- DIRECTION
Go through the listing and return every line with "matplotlib" in it.

- COLLECTED MATERIAL
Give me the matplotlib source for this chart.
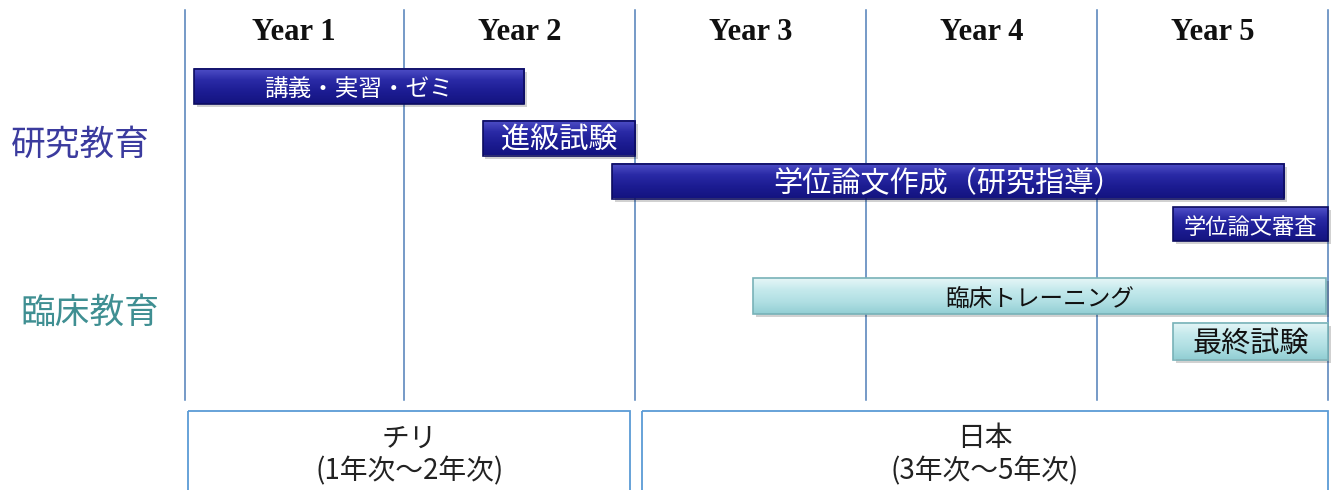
import matplotlib.pyplot as plt
import numpy as np
from matplotlib.patches import Rectangle
from matplotlib.colors import LinearSegmentedColormap

# data: tasks in year units (0 = start of year 1)
tasks = ['講義・実習・ゼミ', '進級試験', '学位論文作成（研究指導）', '学位論文審査',
         '臨床トレーニング', '最終試験']
starts = [0.09, 1.34, 1.90, 4.33, 2.51, 4.33]
ends = [1.52, 2.00, 4.81, 5.00, 4.99, 5.00]
kind = ['research', 'research', 'research', 'research', 'clinical', 'clinical']
year_labels = ['Year 1', 'Year 2', 'Year 3', 'Year 4', 'Year 5']
year_lines = [0.05, 1.0, 2.0, 3.0, 4.0, 5.0]
groups = ['研究教育', '臨床教育']
countries = ['チリ\n(1年次～2年次)', '日本\n(3年次～5年次)']
country_spans = [(0.065, 1.98), (2.03, 5.0)]

# layout (vertical positions in pixel-like units, top = 0)
row_y = [87, 138, 181, 224, 296, 341]
row_h = [35, 35, 35, 34, 36, 37]
font_sz = [17, 21, 21, 16, 17, 21]
group_y = [145, 313]
group_x = [-0.40, -0.36]

plt.rcParams['font.family'] = ['Noto Sans CJK JP', 'DejaVu Sans']

fig = plt.figure(figsize=(13.35, 4.9), dpi=100)
ax = fig.add_axes([0, 0, 1, 1])
ax.set_xlim(-0.749, 5.03)
ax.set_ylim(490, 0)
ax.axis('off')

line_col = '#4f7fb8'
for xl in year_lines:
    ax.plot([xl, xl], [10, 400], color=line_col, lw=1.1, zorder=1)

for i, lab in enumerate(year_labels):
    ax.text((year_lines[i] + year_lines[i + 1]) / 2, 33, lab, ha='center', va='center',
            fontsize=22, fontweight='bold', family='Liberation Serif', color='#111111')

styles = {
    'research': dict(cmap=['#5050c8', '#2a2aa6', '#1c1c92', '#141480'], edge='#0c0c60',
                     text='white'),
    'clinical': dict(cmap=['#e6f6f7', '#c4e9ec', '#b0dfe3', '#93cfd4'], edge='#78b2b8',
                     text='#111111'),
}

grad = np.linspace(0, 1, 64).reshape(-1, 1)
for t, s, e, k, y, h, fs in zip(tasks, starts, ends, kind, row_y, row_h, font_sz):
    st = styles[k]
    cm = LinearSegmentedColormap.from_list(k, st['cmap'])
    # shadow
    ax.add_patch(Rectangle((s + 0.012, y - h / 2 + 3), e - s, h, color='#000000',
                           alpha=0.18, lw=0, zorder=2))
    ax.imshow(grad, cmap=cm, aspect='auto', extent=(s, e, y + h / 2, y - h / 2),
              zorder=3, interpolation='bilinear')
    ax.add_patch(Rectangle((s, y - h / 2), e - s, h, fill=False, edgecolor=st['edge'],
                           lw=1.2, zorder=4))
    ax.text((s + e) / 2, y + 3, t, ha='center', va='center', fontsize=fs,
            color=st['text'], zorder=5)

group_cols = ['#3b3b9e', '#3f8f92']
for g, gy, gx, c in zip(groups, group_y, group_x, group_cols):
    ax.text(gx, gy, g, ha='center', va='center', fontsize=25, color=c)

for txt, (a, b) in zip(countries, country_spans):
    ax.add_patch(Rectangle((a, 411), b - a, 90, fill=False, edgecolor='#5b9bd5',
                           lw=1.3, zorder=2))
    ax.text((a + b) / 2, 455, txt, ha='center', va='center', fontsize=20,
            color='#222222', linespacing=1.15)

fig.savefig('out.png', dpi=100)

- ANSWER BELOW
Give me the matplotlib source for this chart.
import matplotlib.pyplot as plt
from matplotlib.patches import Rectangle
from matplotlib.colors import LinearSegmentedColormap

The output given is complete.